Schools are also organizations that are always seeking to improve. “Quality” is a difficult concept to define, but there is a large industry that is dedicated to helping organizations improve the quality of their work and “continuous improvement” is a goal that articulated in the mission and vision statements of many schools and educational organizations.
Because schools are multifaceted and can be understood from different perspectives, the goal of “continuous improvement” is extraordinarily difficult to achieve. In 1973, planning scholars, Horst Rittel and Melvin Weber, differentiated tame problems from wicked problems. Tame problems are definable, understandable, and consensual; we know their cause, how to solve them, and we agree they should be solved. Wicked problems are ill-defined, there is no clear path to solution, and there may not even be agreement the problem exists.
A key characteristic defining wicked problems is that it (and its solutions) is judged differently depending on one’s perspective. This can lead to multiple judgements about a problem or solution that are contradictory, but logical and supported by reasonable evidence. Rittel and Webber concluded, “what satisfies one may be abhorrent to another, [and] what comprise problem-solution for one is problem-generation for another,” and that in this situation, “there is no gain saying which group is right and which should have its end served” (1973, p. 169). Consider the dilemma facing schools: There is sufficient evidence to support later start times for high school students. There is biological and psychological evidence that their brains and bodies have sleep patterns that differ from those of adults, but attempts to adjust schedules to allow later start times are prevented by various “problems” which have nothing to do with learning and everything to do with inconveniencing adults..

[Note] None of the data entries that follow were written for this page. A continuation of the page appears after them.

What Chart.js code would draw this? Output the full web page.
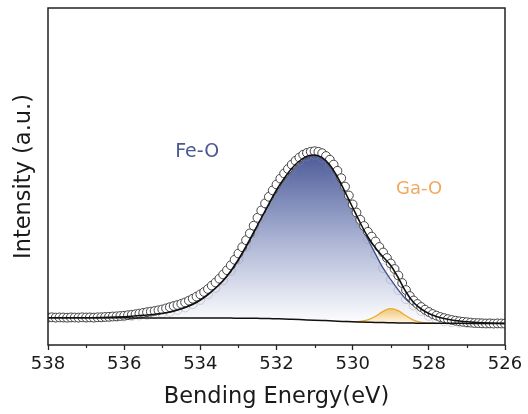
<!DOCTYPE html>
<html>
<head>
<meta charset="utf-8">
<title>O 1s spectrum</title>
<script src="https://cdn.jsdelivr.net/npm/chart.js@4.4.1/dist/chart.umd.min.js"></script>
<style>
  html, body { margin: 0; padding: 0; background: #fff; }
  canvas { display: block; }
</style>
</head>
<body>
<canvas id="myChart" width="528" height="414"></canvas>
<script>
// measured points (open circles), binding energy in eV
const dataEnergy = [
  538.0, 537.9, 537.8, 537.7, 537.6, 537.5, 537.4, 537.3, 537.2, 537.1,
  537.0, 536.9, 536.8, 536.7, 536.6, 536.5, 536.4, 536.3, 536.2, 536.1,
  536.0, 535.9, 535.8, 535.7, 535.6, 535.5, 535.4, 535.3, 535.2, 535.1,
  535.0, 534.9, 534.8, 534.7, 534.6, 534.5, 534.4, 534.3, 534.2, 534.1,
  534.0, 533.9, 533.8, 533.7, 533.6, 533.5, 533.4, 533.3, 533.2, 533.1,
  533.0, 532.9, 532.8, 532.7, 532.6, 532.5, 532.4, 532.3, 532.2, 532.1,
  532.0, 531.9, 531.8, 531.7, 531.6, 531.5, 531.4, 531.3, 531.2, 531.1,
  531.0, 530.9, 530.8, 530.7, 530.6, 530.5, 530.4, 530.3, 530.2, 530.1,
  530.0, 529.9, 529.8, 529.7, 529.6, 529.5, 529.4, 529.3, 529.2, 529.1,
  529.0, 528.9, 528.8, 528.7, 528.6, 528.5, 528.4, 528.3, 528.2, 528.1,
  528.0, 527.9, 527.8, 527.7, 527.6, 527.5, 527.4, 527.3, 527.2, 527.1,
  527.0, 526.9, 526.8, 526.7, 526.6, 526.5, 526.4, 526.3, 526.2, 526.1,
  526.0
];
const dataIntensity = [
  27.5, 27.7, 27.4, 27.6, 27.5, 27.3, 27.6, 27.5, 27.4, 27.7,
  27.5, 27.6, 27.4, 27.7, 27.8, 28.0, 28.2, 28.5, 28.7, 29.0,
  29.3, 29.8, 30.2, 30.8, 31.4, 32.1, 32.8, 33.4, 34.0, 34.7,
  35.5, 36.6, 37.8, 39.0, 40.0, 41.2, 42.6, 44.4, 46.3, 48.4,
  50.6, 53.0, 56.0, 59.4, 62.5, 66.3, 70.5, 74.8, 79.7, 85.2,
  91.5, 97.8, 104.8, 111.6, 119.3, 127.2, 134.5, 141.6, 148.2, 154.6,
  160.5, 166.4, 171.5, 176.0, 180.4, 184.2, 187.5, 190.3, 192.1, 193.3,
  193.8, 193.2, 191.8, 189.0, 185.3, 180.4, 174.2, 166.8, 158.4, 149.5,
  140.6, 132.5, 125.2, 119.0, 113.2, 108.4, 103.5, 98.0, 92.5, 87.0,
  81.5, 76.0, 69.5, 62.0, 55.0, 49.0, 44.5, 41.0, 38.0, 35.3,
  33.0, 31.0, 29.4, 28.0, 26.9, 25.9, 25.0, 24.3, 23.7, 23.2,
  22.8, 22.4, 22.0, 21.9, 21.7, 21.5, 21.6, 21.4, 21.6, 21.5,
  21.4
];

// fitted curves, sampled every 0.2 eV
const fitEnergy = [
  538.0, 537.8, 537.6, 537.4, 537.2, 537.0, 536.8, 536.6, 536.4, 536.2,
  536.0, 535.8, 535.6, 535.4, 535.2, 535.0, 534.8, 534.6, 534.4, 534.2,
  534.0, 533.8, 533.6, 533.4, 533.2, 533.0, 532.8, 532.6, 532.4, 532.2,
  532.0, 531.8, 531.6, 531.4, 531.2, 531.0, 530.8, 530.6, 530.4, 530.2,
  530.0, 529.8, 529.6, 529.4, 529.2, 529.0, 528.8, 528.6, 528.4, 528.2,
  528.0, 527.8, 527.6, 527.4, 527.2, 527.0, 526.8, 526.6, 526.4, 526.2,
  526.0
];
const fitEnvelope = [
  27.3, 27.3, 27.3, 27.3, 27.3, 27.3, 27.3, 27.4, 27.6, 27.9,
  28.3, 28.8, 29.4, 30.0, 30.8, 31.8, 33.0, 35.0, 37.5, 40.7,
  45.0, 50.5, 57.0, 64.5, 74.0, 85.5, 98.5, 112.5, 127.0, 141.0,
  155.0, 166.5, 176.5, 184.0, 188.8, 190.0, 187.3, 180.0, 168.0, 153.0,
  137.5, 122.0, 108.0, 97.0, 88.0, 79.5, 67.0, 53.0, 42.5, 36.0,
  31.5, 28.5, 26.5, 25.0, 24.0, 23.2, 22.6, 22.2, 21.9, 21.7,
  21.6
];
const fitFeO = [
  27.3, 27.3, 27.3, 27.3, 27.3, 27.3, 27.3, 27.4, 27.6, 27.9,
  28.3, 28.8, 29.4, 30.0, 30.8, 31.8, 33.0, 35.0, 37.5, 40.7,
  45.0, 50.5, 57.0, 64.5, 74.0, 85.5, 98.5, 112.5, 127.0, 141.0,
  155.0, 166.5, 176.5, 184.0, 188.8, 190.0, 187.3, 180.0, 168.0, 153.0,
  137.4, 121.4, 105.7, 90.9, 76.8, 65.5, 54.9, 45.8, 39.5, 34.0,
  29.0, 25.5, 23.5, 22.6, 22.1, 21.8, 21.7, 21.6, 21.6, 21.6,
  21.6
];
const fitBackground = [
  27.3, 27.3, 27.3, 27.3, 27.3, 27.3, 27.2, 27.2, 27.2, 27.2,
  27.2, 27.1, 27.1, 27.1, 27.1, 27.0, 27.0, 27.0, 27.0, 27.0,
  27.0, 26.9, 26.9, 26.9, 26.9, 26.8, 26.8, 26.7, 26.6, 26.4,
  26.2, 26.0, 25.7, 25.4, 25.1, 24.8, 24.5, 24.2, 23.8, 23.5,
  23.2, 23.0, 22.8, 22.6, 22.5, 22.3, 22.1, 22.0, 21.9, 21.8,
  21.8, 21.7, 21.7, 21.7, 21.7, 21.6, 21.6, 21.6, 21.6, 21.6,
  21.6
];
const gaEnergy = [530.2, 530.0, 529.8, 529.6, 529.4, 529.2, 529.0, 528.8, 528.6, 528.4, 528.2, 528.0, 527.8];
const fitGaO = [23.5, 23.3, 23.6, 25.1, 28.7, 33.7, 36.3, 34.2, 29.2, 24.9, 22.6, 22.0, 21.7];

const peakNames = ['Fe-O', 'Ga-O'];

const xy = (xs, ys) => xs.map((x, i) => ({ x: x, y: ys[i] }));

function blueGradient(context) {
  const chart = context.chart;
  if (!chart.chartArea) return 'rgba(0,0,0,0)';
  const y = chart.scales.y;
  const g = chart.ctx.createLinearGradient(0, y.getPixelForValue(192), 0, y.getPixelForValue(24));
  g.addColorStop(0, 'rgb(74,90,152)');
  g.addColorStop(0.5, 'rgb(168,177,210)');
  g.addColorStop(1, 'rgb(252,252,254)');
  return g;
}

function orangeGradient(context) {
  const chart = context.chart;
  if (!chart.chartArea) return 'rgba(0,0,0,0)';
  const y = chart.scales.y;
  const g = chart.ctx.createLinearGradient(0, y.getPixelForValue(37), 0, y.getPixelForValue(22));
  g.addColorStop(0, 'rgb(240,196,112)');
  g.addColorStop(1, 'rgb(255,246,228)');
  return g;
}

// frame round the plot and the short minor ticks
const framePlugin = {
  id: 'frame',
  afterDraw(chart) {
    const { ctx, chartArea: a, scales: { x } } = chart;
    ctx.save();
    ctx.strokeStyle = '#222';
    ctx.lineWidth = 1.5;
    ctx.strokeRect(a.left, a.top, a.right - a.left, a.bottom - a.top);
    ctx.lineWidth = 1.2;
    for (let v = 527; v <= 537; v += 2) {
      const px = Math.round(x.getPixelForValue(v)) + 0.5;
      ctx.beginPath();
      ctx.moveTo(px, a.bottom);
      ctx.lineTo(px, a.bottom + 3);
      ctx.stroke();
    }
    ctx.restore();
  }
};

const peakLabelPlugin = {
  id: 'peakLabels',
  afterDatasetsDraw(chart) {
    const { ctx, scales: { x, y } } = chart;
    const spots = [
      { e: 534.66, i: 188, color: '#4a5894', size: 19 },
      { e: 528.86, i: 151, color: '#f0a862', size: 18 }
    ];
    ctx.save();
    ctx.textBaseline = 'alphabetic';
    peakNames.forEach((name, k) => {
      ctx.font = spots[k].size + 'px "DejaVu Sans"';
      ctx.fillStyle = spots[k].color;
      ctx.fillText(name, x.getPixelForValue(spots[k].e), y.getPixelForValue(spots[k].i));
    });
    ctx.restore();
  }
};

const graphData = {
  datasets: [
    {
      label: 'Fit',
      data: xy(fitEnergy, fitEnvelope),
      borderColor: '#111',
      borderWidth: 1.6,
      pointRadius: 0,
      cubicInterpolationMode: 'monotone',
      fill: false,
      order: 0
    },
    {
      label: 'Background',
      data: xy(fitEnergy, fitBackground),
      borderColor: '#111',
      borderWidth: 1.5,
      pointRadius: 0,
      cubicInterpolationMode: 'monotone',
      fill: false,
      order: 1
    },
    {
      label: 'Raw',
      data: xy(dataEnergy, dataIntensity),
      showLine: false,
      pointRadius: 4.4,
      pointBorderWidth: 1,
      pointBorderColor: '#444',
      pointBackgroundColor: '#fff',
      order: 2
    },
    {
      label: 'Raw shadow',
      data: xy(fitEnergy, fitFeO),
      showLine: false,
      pointRadius: 4.4,
      pointBorderWidth: 1,
      pointBorderColor: 'rgba(140,140,140,0.35)',
      pointBackgroundColor: 'rgba(0,0,0,0)',
      order: 3
    },
    {
      label: 'Ga-O',
      data: xy(gaEnergy, fitGaO),
      borderColor: '#e8aa2c',
      borderWidth: 1.3,
      pointRadius: 0,
      cubicInterpolationMode: 'monotone',
      backgroundColor: orangeGradient,
      fill: { target: 1 },
      order: 4
    },
    {
      label: 'Fe-O',
      data: xy(fitEnergy, fitFeO),
      borderColor: '#3b4d8c',
      borderWidth: 1.3,
      pointRadius: 0,
      cubicInterpolationMode: 'monotone',
      backgroundColor: blueGradient,
      fill: { target: 1 },
      order: 5
    }
  ]
};

const config = {
  type: 'line',
  data: graphData,
  options: {
    responsive: false,
    animation: false,
    devicePixelRatio: 1,
    layout: { padding: { top: 8, right: 23, left: 0, bottom: 0 } },
    plugins: {
      legend: { display: false },
      tooltip: { enabled: false }
    },
    scales: {
      x: {
        type: 'linear',
        reverse: true,
        min: 526,
        max: 538,
        afterFit: (s) => { s.height = 69; },
        border: { display: false },
        grid: {
          drawOnChartArea: false,
          tickLength: 5,
          tickWidth: 1.3,
          tickColor: (c) => (c.tick && c.tick.value % 2 !== 0 ? 'rgba(0,0,0,0)' : '#222')
        },
        ticks: {
          stepSize: 1,
          autoSkip: false,
          maxRotation: 0,
          padding: 3.5,
          color: '#1a1a1a',
          font: { family: 'DejaVu Sans', size: 18 },
          callback: (v) => (v % 2 === 0 ? String(v) : '')
        },
        title: {
          display: true,
          text: 'Bending Energy(eV)',
          color: '#1a1a1a',
          font: { family: 'DejaVu Sans', size: 22.5 },
          padding: { top: 0, bottom: 3.5 }
        }
      },
      y: {
        min: 0,
        max: 337,
        afterFit: (s) => { s.width = 48; },
        border: { display: false },
        grid: { display: false },
        ticks: { display: false },
        title: {
          display: true,
          text: 'Intensity (a.u.)',
          color: '#1a1a1a',
          font: { family: 'DejaVu Sans', size: 22.5 },
          padding: { top: 11, bottom: 0 }
        }
      }
    }
  },
  plugins: [framePlugin, peakLabelPlugin]
};

new Chart(document.getElementById('myChart'), config);
</script>
</body>
</html>
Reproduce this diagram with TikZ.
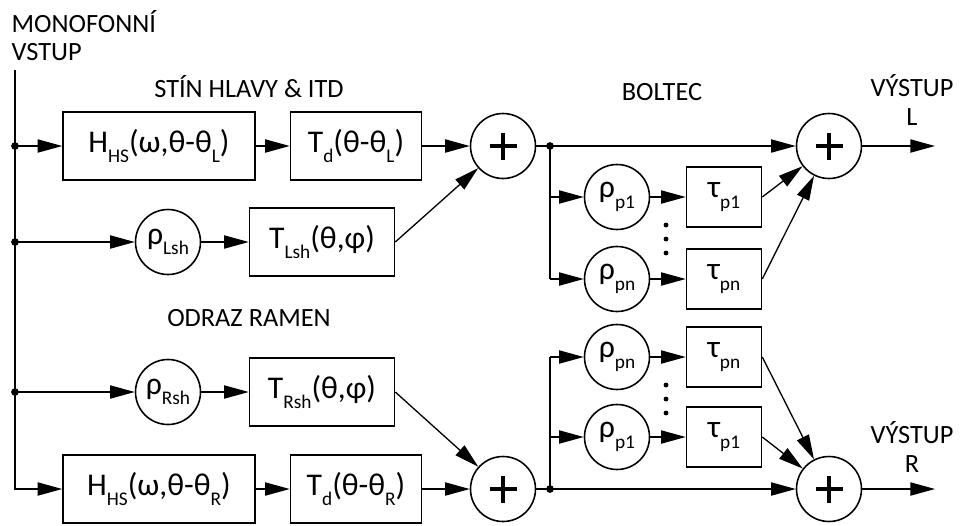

It would seem that educators and other stakeholders who adopt the same perspective would have less difficulty in defining and solving problems and reaching consensus regarding improvements. Despite our best attempts at empathy, no individual (or group of) stakeholder(s) can adopt another’s perspective with clarity, We all hold our version of “improvement” is the “correct” one, and it probably is–for us. The challenge for leaders is to ensure all groups have a chance for school to be improved from their perspective.
Rittel, H., & Webber, M. (1973). “Dilemmas in a general theory of planning.” Policy Sciences, 4(2): 155-169.